Según estimaciones de la FAO el hambre mata a unos diez millones de personas al año, 25 mil por día y cinco por segundo. Datos espeluznantes, si tomamos en cuenta que en todo el globo se producen anualmente alimentos para nueve mil millones de personas y la capacidad productiva de la tierra del planeta dedicada a producir alimentos (17%) bastaría para alimentar a doce mil millones de personas durante doce meses.

El 96% de los hambrientos del mundo sobreviven en los países pobres. Doce millones de niños y niñas mueren en el mundo todos los años por desnutrición.

La inequidad sigue siendo el nervio de la pobreza. Mientras los seres humanos, liderados por nuestros gobernantes, no seamos capaces de establecer una ofensiva contra las asimetrías, seguiremos poniendo en peligro nuestra propia existencia. La exclusión no tiene tasa de retorno en el largo plazo.

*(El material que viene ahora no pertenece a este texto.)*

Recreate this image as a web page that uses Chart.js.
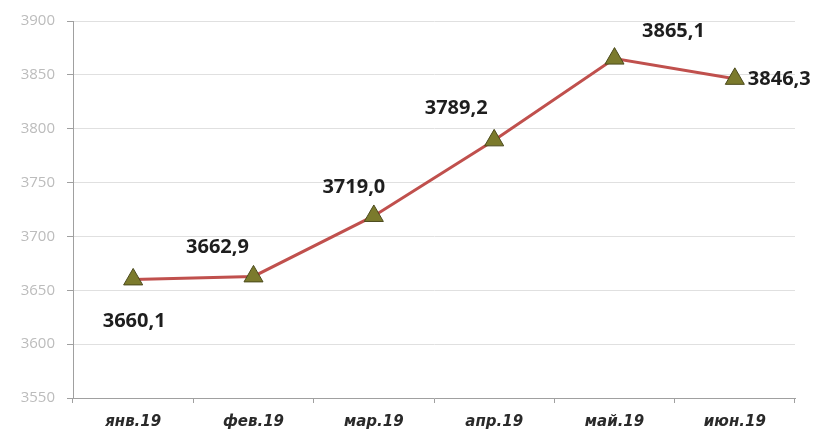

Habituados a ver el hambre como una consecuencia de la pobreza, no alcanzamos a darnos cuenta de que ella es su causa fundamental. El hambre reduce a cero las capacidades productivas del ser humano impidiéndole salir del primer anillo del círculo vicioso de la pobreza: la desnutrición.

Aunque el hambre se aborda desde el ámbito científico, es y debe ser siempre un tema político. La producción de alimentos no debe ser fuente de especulación financiera. Para erradicar este mal y empezar a superar la pobreza será necesaria la construcción de una voluntad política fuerte que sea capaz de desbordar los intereses de unos pocos para preservar la vida de todos y todas.

Acabar con el hambre es una de las Metas del Milenio.

Los gobiernos del planeta hicieron un compromiso para que en el año 2015 no hubiera seres humanos hambrientos.

Aunque el objetivo se ha convertido en un hueso duro de roer, y aunque estemos un tanto retrasados, con voluntad política y creatividad podríamos lograrlo.